Exercise instructions
Begin with the first line of the material and copy each line word for word through the line that contains "import plotly.graph_objects as go"; the pictures are left out.
# start of Given material
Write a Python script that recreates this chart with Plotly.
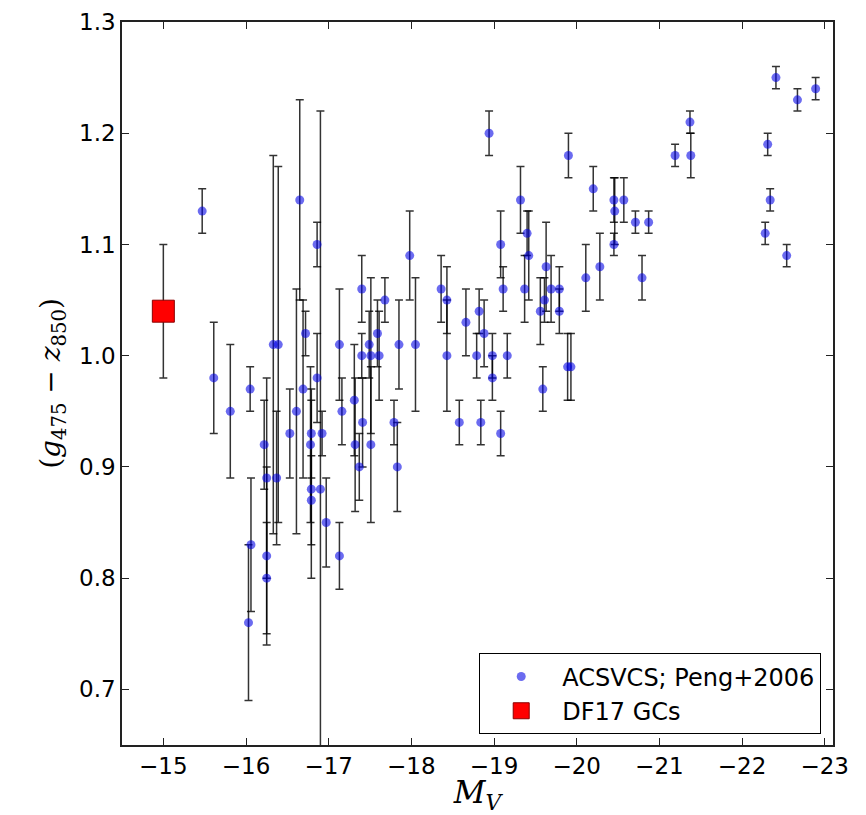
import plotly.graph_objects as go

# ACSVCS galaxies (Peng et al. 2006): absolute V magnitude, GC colour, colour error
acs_mv = [-15.47, -15.61, -15.81, -16.05, -16.06, -16.03, -16.22, -16.25, -16.25, -16.25,
          -16.33, -16.39, -16.37, -16.53, -16.61, -16.65, -16.72, -16.69, -16.86, -16.86,
          -16.79, -16.78, -16.79, -16.79, -16.90, -16.92, -16.97, -17.13, -17.16, -17.13,
          -17.31, -17.32, -17.37, -17.40, -17.40, -17.41, -17.49, -17.51, -17.51, -17.59,
          -17.61, -17.68, -17.79, -17.83, -17.85, -17.98, -18.05, -18.36, -18.43, -18.43,
          -18.58, -18.66, -18.79, -18.82, -18.84, -18.88, -18.94, -18.98, -18.98, -19.08,
          -19.11, -19.08, -19.16, -19.32, -19.37, -19.40, -19.42, -19.56, -19.59, -19.61,
          -19.63, -19.69, -19.79, -19.79, -19.89, -19.93, -19.90, -20.11, -20.20, -20.28,
          -20.45, -20.46, -20.45, -20.57, -20.71, -20.87, -20.79, -21.19, -21.37, -21.38,
          -22.31, -22.41, -22.34, -22.28, -22.54, -22.67, -22.89]
acs_color = [1.13, 0.98, 0.95, 0.97, 0.83, 0.76, 0.92, 0.89, 0.82, 0.80,
             1.01, 1.01, 0.89, 0.93, 0.95, 1.14, 1.02, 0.97, 1.10, 0.98,
             0.93, 0.92, 0.88, 0.87, 0.88, 0.93, 0.85, 1.01, 0.95, 0.82,
             0.96, 0.92, 0.90, 1.06, 1.00, 0.94, 1.01, 1.00, 0.92, 1.02,
             1.00, 1.05, 0.94, 0.90, 1.01, 1.09, 1.01, 1.06, 1.05, 1.00,
             0.94, 1.03, 1.00, 1.04, 0.94, 1.02, 1.20, 1.00, 0.98, 1.10,
             1.06, 0.93, 1.00, 1.14, 1.06, 1.11, 1.09, 1.04, 0.97, 1.05,
             1.08, 1.06, 1.06, 1.04, 0.99, 0.99, 1.18, 1.07, 1.15, 1.08,
             1.14, 1.13, 1.10, 1.14, 1.12, 1.12, 1.07, 1.18, 1.21, 1.18,
             1.19, 1.25, 1.14, 1.11, 1.09, 1.23, 1.24]
acs_err = [0.02, 0.05, 0.06, 0.02, 0.06, 0.07, 0.04, 0.09, 0.08, 0.05,
           0.17, 0.16, 0.06, 0.04, 0.11, 0.09, 0.02, 0.08, 0.02, 0.04,
           0.04, 0.07, 0.08, 0.04, 0.34, 0.02, 0.04, 0.05, 0.03, 0.03,
           0.05, 0.06, 0.03, 0.03, 0.02, 0.04, 0.03, 0.07, 0.07, 0.03,
           0.04, 0.02, 0.02, 0.04, 0.04, 0.04, 0.06, 0.03, 0.03, 0.05,
           0.02, 0.03, 0.02, 0.02, 0.02, 0.03, 0.02, 0.02, 0.02, 0.03,
           0.02, 0.02, 0.02, 0.03, 0.03, 0.02, 0.04, 0.03, 0.02, 0.02,
           0.04, 0.03, 0.02, 0.02, 0.03, 0.03, 0.02, 0.03, 0.02, 0.03,
           0.02, 0.03, 0.01, 0.02, 0.01, 0.01, 0.02, 0.01, 0.01, 0.02,
           0.01, 0.01, 0.01, 0.01, 0.01, 0.01, 0.01]

# DF17 globular clusters
df17_mv = [-15.0]
df17_color = [1.04]
df17_err = [0.06]

x_ticks = [-15, -16, -17, -18, -19, -20, -21, -22, -23]
y_ticks = [0.7, 0.8, 0.9, 1.0, 1.1, 1.2, 1.3]
x_range = [-14.5, -23.1]
y_range = [0.65, 1.3]

fig = go.Figure()

fig.add_trace(go.Scatter(
    x=acs_mv, y=acs_color, mode="markers", name="ACSVCS; Peng+2006",
    marker=dict(size=9, color="rgba(0,0,230,0.58)", line=dict(width=0)),
    error_y=dict(type="data", array=acs_err, visible=True,
                 color="rgba(0,0,0,0.8)", thickness=1.5, width=4),
))

fig.add_trace(go.Scatter(
    x=df17_mv, y=df17_color, mode="markers", name="DF17 GCs",
    marker=dict(size=22, symbol="square", color="#ff0000",
                line=dict(width=1, color="#8b0000")),
    error_y=dict(type="data", array=df17_err, visible=True,
                 color="rgba(0,0,0,0.8)", thickness=1.5, width=4),
))

axis_common = dict(
    showline=True, linecolor="#222222", linewidth=1.6, mirror="allticks",
    ticks="inside", ticklen=7, tickwidth=1, tickcolor="#222222",
    showgrid=False, zeroline=False,
    tickfont=dict(family="DejaVu Sans", size=23, color="black"),
)

fig.update_xaxes(
    range=x_range, tickvals=x_ticks,
    ticktext=["\u2212" + str(abs(v)) for v in x_ticks],
    title=dict(text="<i>M</i><sub><i>V</i></sub>",
               font=dict(family="DejaVu Serif", size=31, color="black"),
               standoff=14),
    **axis_common,
)
fig.update_yaxes(
    range=y_range, tickvals=y_ticks,
    ticktext=[f"{v:.1f}" for v in y_ticks],
    title=dict(text="(<i>g</i><sub>475</sub> \u2212 <i>z</i><sub>850</sub>)",
               font=dict(family="DejaVu Serif", size=28, color="black"),
               standoff=10),
    **axis_common,
)

fig.update_layout(
    width=866, height=815,
    margin=dict(l=122, r=33, t=22, b=70, autoexpand=False),
    paper_bgcolor="white", plot_bgcolor="white",
    showlegend=True,
    legend=dict(
        x=0.983, y=0.015, xanchor="right", yanchor="bottom",
        bordercolor="black", borderwidth=1.3, bgcolor="white",
        font=dict(family="DejaVu Sans", size=24, color="black"),
        itemsizing="trace", itemwidth=72, tracegroupgap=0,
    ),
)

fig.write_html("out.html")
# end of Given material
Correct result
Write a Python script that recreates this chart with Plotly.
import plotly.graph_objects as go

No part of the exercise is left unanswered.